While financial markets try to guess the pace at which the Federal Reserve will reduce its $120 billion a month in Treasury and mortgage-backed asset purchases, the Treasury Department looks to be on the verge of scaling back its quarterly sale of longer-term Treasury bonds for the first time in more than five years.
The reduction in Treasury bond sales is expected to begin with next week’s quarterly refunding auction.
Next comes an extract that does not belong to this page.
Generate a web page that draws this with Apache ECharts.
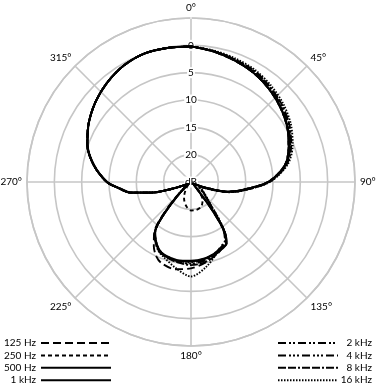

And, a number of Wall Street banks project, sales of regular coupon-bearing debt will be pared back by some $1 trillion by about the third quarter of 2022. By comparison Federal Reserve Chair Jerome Powell has said the central bank’s $80 billion-a-month in Treasuries purchases will be completely terminated by mid-2022.
While the Treasury’s exact borrowing needs will depend in part on two longer-term fiscal packages that Congress aims to enact in coming weeks, the U.S. budget deficit is now on a downward path, which makes last year’s record action sales to fund Pandemic relief unnecessary. —
The reduction in the size of Treasury auctions will largely offset lower demand from bond purchases by the Fed–which, all things being equal, would keep Treasury bond yields at recent levels. (The path of inflation is, of course, the wild card here.)
On Wednesday, just hours after the Fed’s policy announcement from the November 3 meeting of its Open Market committee, the Treasury will release details of the department’s November quarterly refunding sales of 3-, 10- and 30-year debt.
All this assumes that Congress–or actually Congressional Democrats–will raise the debt ceiling in early December. The Treasury Department has run down its reserves in order to avoid running out of cash while Congress dithers over raising the debt ceiling. Estimates say that it will take about $300 billion in net debt issuance in 2022 to restore the Treasury cash balance back to around $800 billion.